There are 2 “streams” of changes in that pull request:

  1. I’ve added support for Groovy and added a client usage sample code in Groovy, which I think is a more concise way of doing things (Java makes it at time laborious to set properties and construct object instances to use)
  2. Secondly, I’ve changed the Java client usage sample code as some of the stuff going on in there was really unnecessary and can be re-written much nicer (and simpler).

So let’s go through them, in reverse order 🙂 We’ll start with the Java changes first:

In genie-client/src/main/java/com/netflix/genie/client/sample there is an ExecutionServiceSampleClient.java which I ended up changing. The bit that I felt needed attention was the code dealing with sending the Hive query as a file attachment (~ line 115) — the initial code looked like this:

final File query = File.createTempFile("hive", ".q");
try (PrintWriter pw = new PrintWriter(query, "UTF-8")) {
   pw.println("select count(*) from counters where dateint=20120430 and hour=10;");
}
final Set<FileAttachment> attachments = new HashSet<>();
final FileAttachment attachment = new FileAttachment();
attachment.setName("hive.q");
 
FileInputStream fin = null;
ByteArrayOutputStream bos = null;
try {
   fin = new FileInputStream(query);
   bos = new ByteArrayOutputStream();
   final byte[] buf = new byte[4096];
   int read;
   while ((read = fin.read(buf)) != -1) {
      bos.write(buf, 0, read);
   }
   attachment.setData(bos.toByteArray());
} finally {
   if (fin != null) {
      fin.close();
    }
   if (bos != null) {
      bos.close();
   }
}
attachments.add(attachment);

Now that is a big chunk of code! Which does a lot of not nice things:

  • memory allocation (for byte buffer)
  • object creation (for streams)
  • file I/O (writing to a file then reading it back)

If you run this 1,000,000’s of times a day this code will crucify the JVM 🙁 Looking closer at the code, this big chunk of code is all so we get the bytes of the string storing our Hive query! Not sure why that needed writing to a file then reading it back as well as a bunch of streams and byte buffers, but I decided to get rid of all of it and rewrite the code in fewer (and faster!) lines:

// send the query as an attachment
final Set<FileAttachment> attachments = new HashSet<>();
final FileAttachment attachment = new FileAttachment();
attachment.setName("hive.q");
attachment.setData("select count(*) from counters where dateint=20120430 and hour=10;".getBytes("UTF-8"));
attachments.add(attachment);

No object creation, no disk I/O, no memory allocation!

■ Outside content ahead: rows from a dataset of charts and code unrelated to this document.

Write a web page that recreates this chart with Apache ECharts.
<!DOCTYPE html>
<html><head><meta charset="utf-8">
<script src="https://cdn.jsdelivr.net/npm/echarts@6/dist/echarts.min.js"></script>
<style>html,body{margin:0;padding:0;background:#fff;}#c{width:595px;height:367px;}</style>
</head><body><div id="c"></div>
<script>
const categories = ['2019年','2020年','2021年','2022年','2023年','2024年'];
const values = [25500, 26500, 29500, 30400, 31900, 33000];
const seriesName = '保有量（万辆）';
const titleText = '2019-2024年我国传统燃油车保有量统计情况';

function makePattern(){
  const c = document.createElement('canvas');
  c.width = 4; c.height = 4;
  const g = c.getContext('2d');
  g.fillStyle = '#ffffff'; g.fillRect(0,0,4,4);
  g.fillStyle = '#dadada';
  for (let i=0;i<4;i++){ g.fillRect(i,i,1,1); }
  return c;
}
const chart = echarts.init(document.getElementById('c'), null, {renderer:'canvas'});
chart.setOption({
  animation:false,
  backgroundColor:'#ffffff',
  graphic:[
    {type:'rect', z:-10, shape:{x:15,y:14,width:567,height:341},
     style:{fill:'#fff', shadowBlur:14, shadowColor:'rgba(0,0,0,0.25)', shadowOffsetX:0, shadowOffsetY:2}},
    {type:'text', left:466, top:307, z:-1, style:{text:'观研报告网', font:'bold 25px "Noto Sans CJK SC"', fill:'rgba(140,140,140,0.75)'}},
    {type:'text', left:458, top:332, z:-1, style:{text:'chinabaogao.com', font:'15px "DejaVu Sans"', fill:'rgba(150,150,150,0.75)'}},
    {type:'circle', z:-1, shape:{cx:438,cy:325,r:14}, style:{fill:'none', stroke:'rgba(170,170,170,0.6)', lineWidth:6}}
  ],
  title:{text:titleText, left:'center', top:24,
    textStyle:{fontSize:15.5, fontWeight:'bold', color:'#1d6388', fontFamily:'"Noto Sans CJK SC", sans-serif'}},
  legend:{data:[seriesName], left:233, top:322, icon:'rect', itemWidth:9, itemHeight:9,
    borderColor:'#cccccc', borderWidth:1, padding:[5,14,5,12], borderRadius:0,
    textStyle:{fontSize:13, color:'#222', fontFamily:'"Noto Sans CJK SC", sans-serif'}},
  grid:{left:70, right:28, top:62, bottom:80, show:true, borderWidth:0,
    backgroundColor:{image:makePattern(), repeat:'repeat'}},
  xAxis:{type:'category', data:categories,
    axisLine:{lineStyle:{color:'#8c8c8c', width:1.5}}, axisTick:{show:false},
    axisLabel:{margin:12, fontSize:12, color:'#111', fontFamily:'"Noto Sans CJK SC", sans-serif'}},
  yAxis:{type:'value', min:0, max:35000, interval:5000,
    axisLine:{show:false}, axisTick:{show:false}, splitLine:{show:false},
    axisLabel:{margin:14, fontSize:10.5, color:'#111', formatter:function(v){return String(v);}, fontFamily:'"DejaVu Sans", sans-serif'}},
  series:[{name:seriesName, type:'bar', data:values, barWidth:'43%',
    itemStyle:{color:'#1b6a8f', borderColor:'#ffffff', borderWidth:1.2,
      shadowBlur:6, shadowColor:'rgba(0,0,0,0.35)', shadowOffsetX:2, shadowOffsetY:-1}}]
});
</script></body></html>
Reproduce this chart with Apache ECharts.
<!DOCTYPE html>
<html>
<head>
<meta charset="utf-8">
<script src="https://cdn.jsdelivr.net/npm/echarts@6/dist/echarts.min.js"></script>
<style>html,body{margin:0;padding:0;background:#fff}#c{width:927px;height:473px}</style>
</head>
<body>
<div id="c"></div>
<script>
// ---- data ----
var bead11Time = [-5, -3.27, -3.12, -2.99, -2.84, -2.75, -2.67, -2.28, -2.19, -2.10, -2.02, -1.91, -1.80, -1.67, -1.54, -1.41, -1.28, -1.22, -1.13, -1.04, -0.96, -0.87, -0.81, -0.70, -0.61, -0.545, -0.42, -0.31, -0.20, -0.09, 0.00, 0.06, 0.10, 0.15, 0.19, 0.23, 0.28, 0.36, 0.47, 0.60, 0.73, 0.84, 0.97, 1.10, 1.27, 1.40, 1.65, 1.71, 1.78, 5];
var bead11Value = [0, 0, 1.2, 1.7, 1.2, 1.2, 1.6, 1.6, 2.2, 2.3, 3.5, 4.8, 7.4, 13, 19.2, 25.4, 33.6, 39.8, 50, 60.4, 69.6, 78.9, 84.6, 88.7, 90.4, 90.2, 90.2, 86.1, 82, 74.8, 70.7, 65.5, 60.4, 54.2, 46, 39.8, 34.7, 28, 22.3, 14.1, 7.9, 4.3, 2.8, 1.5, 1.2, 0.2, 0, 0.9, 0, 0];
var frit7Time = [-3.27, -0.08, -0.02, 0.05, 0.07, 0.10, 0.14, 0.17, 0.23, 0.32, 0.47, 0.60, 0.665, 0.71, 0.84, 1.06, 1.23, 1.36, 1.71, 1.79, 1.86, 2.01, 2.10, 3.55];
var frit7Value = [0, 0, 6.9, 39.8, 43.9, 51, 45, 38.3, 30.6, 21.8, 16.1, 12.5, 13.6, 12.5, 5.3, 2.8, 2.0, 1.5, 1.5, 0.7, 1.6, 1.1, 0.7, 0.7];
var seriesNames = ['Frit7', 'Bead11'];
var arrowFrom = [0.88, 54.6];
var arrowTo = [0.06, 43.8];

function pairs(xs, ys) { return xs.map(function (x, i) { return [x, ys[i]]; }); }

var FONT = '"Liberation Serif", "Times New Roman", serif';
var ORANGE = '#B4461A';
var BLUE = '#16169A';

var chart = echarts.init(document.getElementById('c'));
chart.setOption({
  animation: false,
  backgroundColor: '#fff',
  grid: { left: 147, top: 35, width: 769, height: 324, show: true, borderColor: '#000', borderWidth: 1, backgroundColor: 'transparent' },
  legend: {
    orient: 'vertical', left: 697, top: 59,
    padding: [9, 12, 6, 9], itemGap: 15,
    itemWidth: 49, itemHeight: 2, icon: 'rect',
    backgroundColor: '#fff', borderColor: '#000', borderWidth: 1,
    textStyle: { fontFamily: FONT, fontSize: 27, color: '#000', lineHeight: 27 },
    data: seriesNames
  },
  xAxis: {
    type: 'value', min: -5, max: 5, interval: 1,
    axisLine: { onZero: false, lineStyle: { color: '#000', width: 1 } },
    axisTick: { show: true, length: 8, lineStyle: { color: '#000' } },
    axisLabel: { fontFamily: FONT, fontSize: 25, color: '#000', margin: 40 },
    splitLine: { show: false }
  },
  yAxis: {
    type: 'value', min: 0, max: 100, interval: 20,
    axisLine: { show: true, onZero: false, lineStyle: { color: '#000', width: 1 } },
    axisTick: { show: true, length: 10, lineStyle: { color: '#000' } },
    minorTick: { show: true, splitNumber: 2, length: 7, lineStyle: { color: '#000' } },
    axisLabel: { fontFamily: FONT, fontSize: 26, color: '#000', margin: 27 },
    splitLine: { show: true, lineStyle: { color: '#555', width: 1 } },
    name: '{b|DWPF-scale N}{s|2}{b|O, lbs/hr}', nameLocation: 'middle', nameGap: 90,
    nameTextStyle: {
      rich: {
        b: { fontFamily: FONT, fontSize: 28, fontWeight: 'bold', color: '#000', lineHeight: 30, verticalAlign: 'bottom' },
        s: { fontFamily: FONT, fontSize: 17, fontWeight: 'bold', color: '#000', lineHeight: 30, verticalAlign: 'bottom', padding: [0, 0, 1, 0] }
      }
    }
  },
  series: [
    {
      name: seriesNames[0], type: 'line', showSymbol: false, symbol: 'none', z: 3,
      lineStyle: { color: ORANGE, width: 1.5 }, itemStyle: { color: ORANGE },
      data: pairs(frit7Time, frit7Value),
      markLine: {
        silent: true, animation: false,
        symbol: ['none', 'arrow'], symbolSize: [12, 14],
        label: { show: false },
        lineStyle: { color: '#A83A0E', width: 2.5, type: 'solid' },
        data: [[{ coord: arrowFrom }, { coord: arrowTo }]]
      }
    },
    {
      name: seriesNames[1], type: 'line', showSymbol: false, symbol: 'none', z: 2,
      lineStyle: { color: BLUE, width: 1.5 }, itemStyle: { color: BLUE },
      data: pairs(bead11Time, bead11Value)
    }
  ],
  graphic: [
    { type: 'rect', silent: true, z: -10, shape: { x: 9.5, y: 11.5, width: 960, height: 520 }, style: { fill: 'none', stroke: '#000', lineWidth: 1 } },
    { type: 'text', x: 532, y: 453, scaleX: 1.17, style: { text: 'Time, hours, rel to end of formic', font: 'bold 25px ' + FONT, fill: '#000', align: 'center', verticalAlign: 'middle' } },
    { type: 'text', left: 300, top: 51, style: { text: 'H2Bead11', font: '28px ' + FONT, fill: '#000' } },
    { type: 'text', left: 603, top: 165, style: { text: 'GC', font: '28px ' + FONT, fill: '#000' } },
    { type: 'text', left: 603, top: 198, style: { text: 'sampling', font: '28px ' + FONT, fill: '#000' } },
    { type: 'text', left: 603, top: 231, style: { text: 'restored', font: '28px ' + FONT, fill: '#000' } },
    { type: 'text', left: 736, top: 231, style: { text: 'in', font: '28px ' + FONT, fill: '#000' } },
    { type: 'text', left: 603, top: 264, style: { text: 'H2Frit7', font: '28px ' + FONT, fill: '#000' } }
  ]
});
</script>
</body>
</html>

As I said, I have seen this code (the one I replaced) replicated in a few repo’s so for those out there using the client in the old fashioned way, I’d go back and change the code to eliminate the unneeded overhead the old code was introducing.

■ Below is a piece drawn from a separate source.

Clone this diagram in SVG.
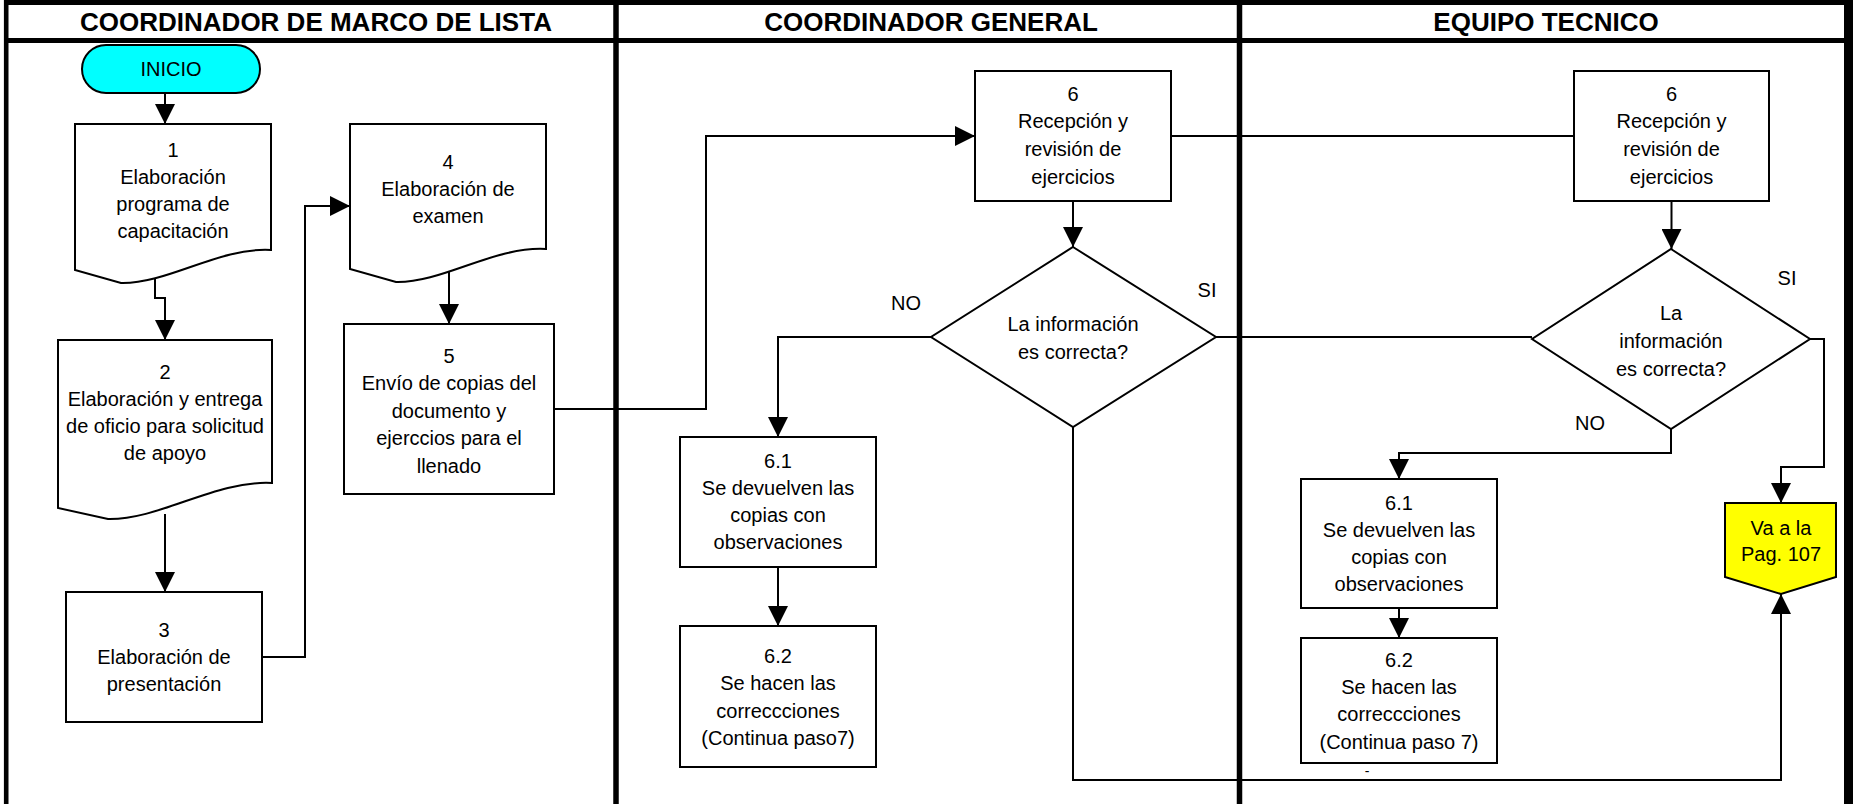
<svg xmlns="http://www.w3.org/2000/svg" width="1853" height="804" viewBox="0 0 1853 804">
  <defs>
    <marker id="arrow" markerUnits="userSpaceOnUse" markerWidth="20" markerHeight="20" refX="20" refY="10" orient="auto">
      <path d="M0,0 L20,10 L0,20 Z" fill="#000"/>
    </marker>
    <style>
      .lane { stroke: #000; fill: none; }
      .head { font-family: "Liberation Sans", Arial, sans-serif; font-weight: bold; font-size: 26px; text-anchor: middle; fill: #000; }
      .box { fill: #fff; stroke: #000; stroke-width: 2; }
      .t { font-family: "Liberation Sans", Arial, sans-serif; font-size: 20px; text-anchor: middle; fill: #000; }
      .conn { fill: none; stroke: #000; stroke-width: 2; }
      .arr { marker-end: url(#arrow); }
    </style>
  </defs>
  <rect width="1853" height="804" fill="#fff"/>

  <!-- swimlane frame -->
  <g id="lanes">
    <line class="lane" x1="4" y1="2.5" x2="1853" y2="2.5" stroke-width="5"/>
    <line class="lane" x1="4" y1="40.5" x2="1853" y2="40.5" stroke-width="5"/>
    <line class="lane" x1="6.2" y1="0" x2="6.2" y2="804" stroke-width="4.6"/>
    <line class="lane" x1="616" y1="0" x2="616" y2="804" stroke-width="5.5"/>
    <line class="lane" x1="1239.5" y1="0" x2="1239.5" y2="804" stroke-width="5.5"/>
    <rect x="1844" y="0" width="9" height="804" fill="#000"/>
    <text class="head" x="316" y="30.5">COORDINADOR DE MARCO DE LISTA</text>
    <text class="head" x="931" y="30.5">COORDINADOR GENERAL</text>
    <text class="head" x="1546" y="30.5">EQUIPO TECNICO</text>
  </g>

  <!-- connectors -->
  <g id="connectors">
    <path class="conn arr" d="M165,93 V124"/>
    <path class="conn arr" d="M155,278 V298 H165 V340"/>
    <path class="conn arr" d="M165,514 V592"/>
    <path class="conn arr" d="M262,657 H305 V206 H350"/>
    <path class="conn arr" d="M449,270 V324"/>
    <path class="conn arr" d="M554,409 H706 V136 H975"/>
    <path class="conn arr" d="M1073,201 V247"/>
    <path class="conn arr" d="M931,337 H778 V437"/>
    <path class="conn arr" d="M778,567 V626"/>
    <path class="conn" d="M1171,136 H1574"/>
    <path class="conn" d="M1216,337 H1532"/>
    <path class="conn arr" d="M1073,427 V780 H1781 V594"/>
    <path class="conn arr" d="M1671.5,201 V249"/>
    <path class="conn arr" d="M1671,429 V453 H1399 V479"/>
    <path class="conn arr" d="M1399,608 V638"/>
    <path class="conn arr" d="M1810,339 H1824 V467 H1781 V503"/>
    <text class="t" x="1367" y="776" style="font-size:14px">-</text>
  </g>

  <g id="inicio">
    <rect x="82" y="45" width="178" height="48" rx="24" ry="24" fill="#00ffff" stroke="#000" stroke-width="2"/>
    <text class="t" x="171" y="76">INICIO</text>
  </g>

  <g id="paso1">
    <path class="box" d="M75,124 H271 V250 C219,247 168,284 121,283 L75,270 Z"/>
    <text class="t" x="173" y="157">1</text>
    <text class="t" x="173" y="184">Elaboración</text>
    <text class="t" x="173" y="211">programa de</text>
    <text class="t" x="173" y="238">capacitación</text>
  </g>

  <g id="paso2">
    <path class="box" d="M58,340 H272 V483 C215,480 160,520 108,519 L58,508 Z"/>
    <text class="t" x="165" y="379">2</text>
    <text class="t" x="165" y="406">Elaboración y entrega</text>
    <text class="t" x="165" y="433">de oficio para solicitud</text>
    <text class="t" x="165" y="460">de apoyo</text>
  </g>

  <g id="paso3">
    <rect class="box" x="66" y="592" width="196" height="130"/>
    <text class="t" x="164" y="637">3</text>
    <text class="t" x="164" y="664">Elaboración de</text>
    <text class="t" x="164" y="691">presentación</text>
  </g>

  <g id="paso4">
    <path class="box" d="M350,124 H546 V249 C494,246 443,283 396,282 L350,269 Z"/>
    <text class="t" x="448" y="169">4</text>
    <text class="t" x="448" y="196">Elaboración de</text>
    <text class="t" x="448" y="223">examen</text>
  </g>

  <g id="paso5">
    <rect class="box" x="344" y="324" width="210" height="170"/>
    <text class="t" x="449" y="363">5</text>
    <text class="t" x="449" y="390">Envío de copias del</text>
    <text class="t" x="449" y="418">documento y</text>
    <text class="t" x="449" y="445">ejerccios para el</text>
    <text class="t" x="449" y="473">llenado</text>
  </g>

  <g id="cg-paso6">
    <rect class="box" x="975" y="71" width="196" height="130"/>
    <text class="t" x="1073" y="101">6</text>
    <text class="t" x="1073" y="128">Recepción y</text>
    <text class="t" x="1073" y="156">revisión de</text>
    <text class="t" x="1073" y="184">ejercicios</text>
  </g>

  <g id="cg-decision">
    <polygon class="box" points="1073,247 1216,337 1073,427 931,337"/>
    <text class="t" x="1073" y="331">La información</text>
    <text class="t" x="1073" y="359">es correcta?</text>
    <text class="t" x="906" y="310">NO</text>
    <text class="t" x="1207" y="297">SI</text>
  </g>

  <g id="cg-paso6-1">
    <rect class="box" x="680" y="437" width="196" height="130"/>
    <text class="t" x="778" y="468">6.1</text>
    <text class="t" x="778" y="495">Se devuelven las</text>
    <text class="t" x="778" y="522">copias con</text>
    <text class="t" x="778" y="549">observaciones</text>
  </g>

  <g id="cg-paso6-2">
    <rect class="box" x="680" y="626" width="196" height="141"/>
    <text class="t" x="778" y="663">6.2</text>
    <text class="t" x="778" y="690">Se hacen las</text>
    <text class="t" x="778" y="718">correccciones</text>
    <text class="t" x="778" y="745">(Continua paso7)</text>
  </g>

  <g id="et-paso6">
    <rect class="box" x="1574" y="71" width="195" height="130"/>
    <text class="t" x="1671.5" y="101">6</text>
    <text class="t" x="1671.5" y="128">Recepción y</text>
    <text class="t" x="1671.5" y="156">revisión de</text>
    <text class="t" x="1671.5" y="184">ejercicios</text>
  </g>

  <g id="et-decision">
    <polygon class="box" points="1671,249 1810,339 1671,429 1532,339"/>
    <text class="t" x="1671" y="320">La</text>
    <text class="t" x="1671" y="348">información</text>
    <text class="t" x="1671" y="376">es correcta?</text>
    <text class="t" x="1787" y="285">SI</text>
    <text class="t" x="1590" y="430">NO</text>
  </g>

  <g id="et-paso6-1">
    <rect class="box" x="1301" y="479" width="196" height="129"/>
    <text class="t" x="1399" y="510">6.1</text>
    <text class="t" x="1399" y="537">Se devuelven las</text>
    <text class="t" x="1399" y="564">copias con</text>
    <text class="t" x="1399" y="591">observaciones</text>
  </g>

  <g id="et-paso6-2">
    <rect class="box" x="1301" y="638" width="196" height="125"/>
    <text class="t" x="1399" y="667">6.2</text>
    <text class="t" x="1399" y="694">Se hacen las</text>
    <text class="t" x="1399" y="721">correccciones</text>
    <text class="t" x="1399" y="749">(Continua paso 7)</text>
  </g>

  <g id="pag107">
    <polygon points="1725,503 1836,503 1836,577 1781,594 1725,577" fill="#ffff00" stroke="#000" stroke-width="2"/>
    <text class="t" x="1781" y="535">Va a la</text>
    <text class="t" x="1781" y="561">Pag. 107</text>
  </g>
</svg>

Now let’s look back at the second set of changes, the Groovy side of things. If you look at the Java client sample, there’s a big chunk of code needed to initialize a Hive job, set tags, metadata and so on:

final Set<String> criteriaTags = new HashSet<>();
criteriaTags.add("adhoc");
final ClusterCriteria criteria = new ClusterCriteria(criteriaTags);
final List<ClusterCriteria> clusterCriterias = new ArrayList<>();
final Set<String> commandCriteria = new HashSet<>();
clusterCriterias.add(criteria);
commandCriteria.add("hive");
 
Job job = new Job(userName, jobName, "-f hive.q",
   commandCriteria, clusterCriterias, null);
 
job.setDescription("This is a test");
 
// Add some tags for metadata about the job. This really helps for reporting on
// the jobs and categorization.
Set<String> jobTags = new HashSet<>();
jobTags.add("testgenie");
jobTags.add("sample");
 
job.setTags(jobTags);
 
// send the query as an attachment
final Set<FileAttachment> attachments = new HashSet<>();
final FileAttachment attachment = new FileAttachment();
attachment.setName("hive.q");
attachment.setData("select count(*) from counters where dateint=20120430 and hour=10;".getBytes("UTF-8"));
 
attachments.add(attachment);
job.setAttachments(attachments);
job = client.submitJob(job);

With Groovy, you can shorten all of that in this small piece of code:

def clusterCriterias = [new ClusterCriteria(['adhoc'] as Set)] as List
def commandCriteria = ['hive'] as Set
 
def fa = new FileAttachment()
fa.with { (name, data)=['hive.q', 'select count(*) from counters where dateint=20120430 and hour=10;'.getBytes('UTF-8')] }
 
def job = new Job(userName, jobName, '-f hive.q', commandCriteria, clusterCriterias, null)
job.with {
(description, tags, attachments) = ['This is a test', ['testgenie', 'sample'] as Set, [fa]]
}
 
job = client.submitJob(job)

Given the fact that Groovy runs on the JVM, I prefer for pieces of code like the above to fall back onto Groovy, write less code and achieve the same 🙂 I recommend to all Genie client users they do the same for submitting jobs, as it saves (quite) a few keystrokes.

As I said, all of these have been merged into trunk and as such are available on Genie’s Github repo — but for those who didn’t pay attention to the activity in that repo, I thought it’s worth detailing these 2 (small) changes as they could bring a big win in future projects.